Warranty or insurance may affect the process
Flooring damage may involve product warranties, installer warranties, water-damage claims, appliance leaks, plumbing failures, tenant damage, condo rules, landlord responsibilities, or insurance documentation. These issues can affect who authorizes the work, what documentation is needed, and whether repairs are staged.
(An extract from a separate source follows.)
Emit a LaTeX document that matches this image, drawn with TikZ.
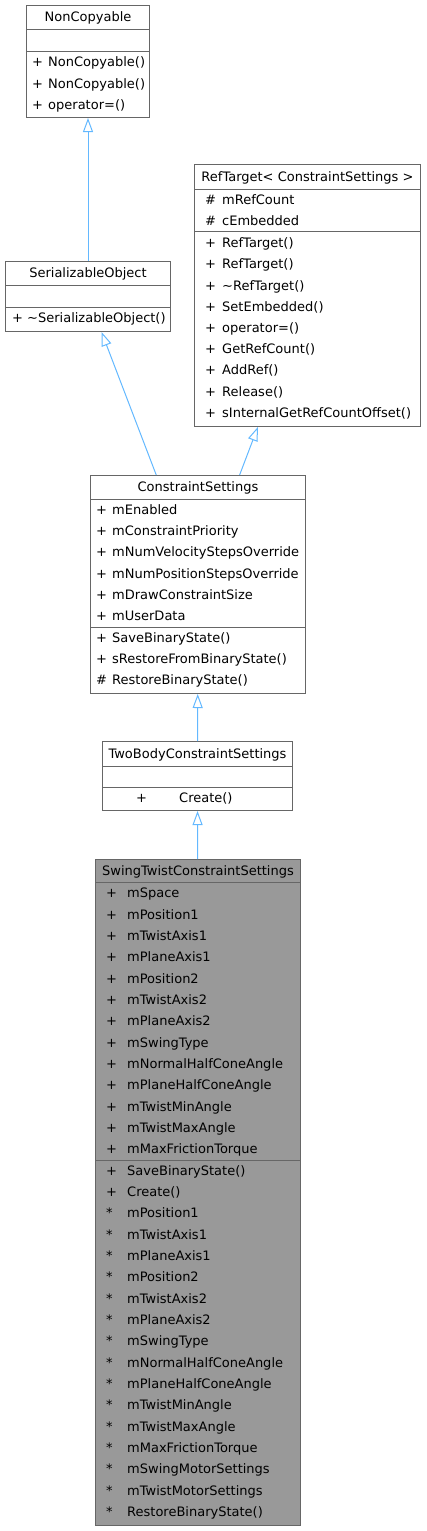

Warranty or insurance questions are separate from the physical repair. A floor may need drying, removal, or stabilization before coverage questions are fully resolved.
A simple comparison table
| Cost factor | Why it can matter for flooring repair |
|---|---|
| Material type | Hardwood, tile, vinyl, laminate, carpet, and stone require different repair methods. |
| Matching | Colour, grain, texture, pattern, thickness, and age can make small patches visible. |
| Subfloor | Soft, wet, uneven, loose, or damaged subfloor can expand the repair scope. |
| Water damage | Moisture may affect layers below the visible floor and require drying or replacement. |
| Access | Furniture, appliances, toilets, cabinets, and trim can add labour. |
| Transitions | Doorways, stairs, thresholds, and room edges can require extra detail work. |
Repair versus replacement can come up
Repair may make sense when damage is localized, matching material is available, and the subfloor is sound. Replacement may enter the discussion when the flooring is discontinued, widespread damage exists, water has affected multiple layers, or the repaired area would be too visible.
Replacement can also include removal, disposal, subfloor preparation, trim, transitions, furniture moving, and finishing. A repair estimate and a replacement estimate may include very different work.
The bottom line
Flooring repair costs vary because floors are layered systems. The visible surface is only one part of the cost. Material, matching, installation method, subfloor condition, water damage, access, transitions, labour, and restoration all affect the estimate.
A flooring repair estimate is easier to understand when the reader separates surface repair, material matching, subfloor work, water damage, removal, trim, furniture access, and replacement decisions from one another.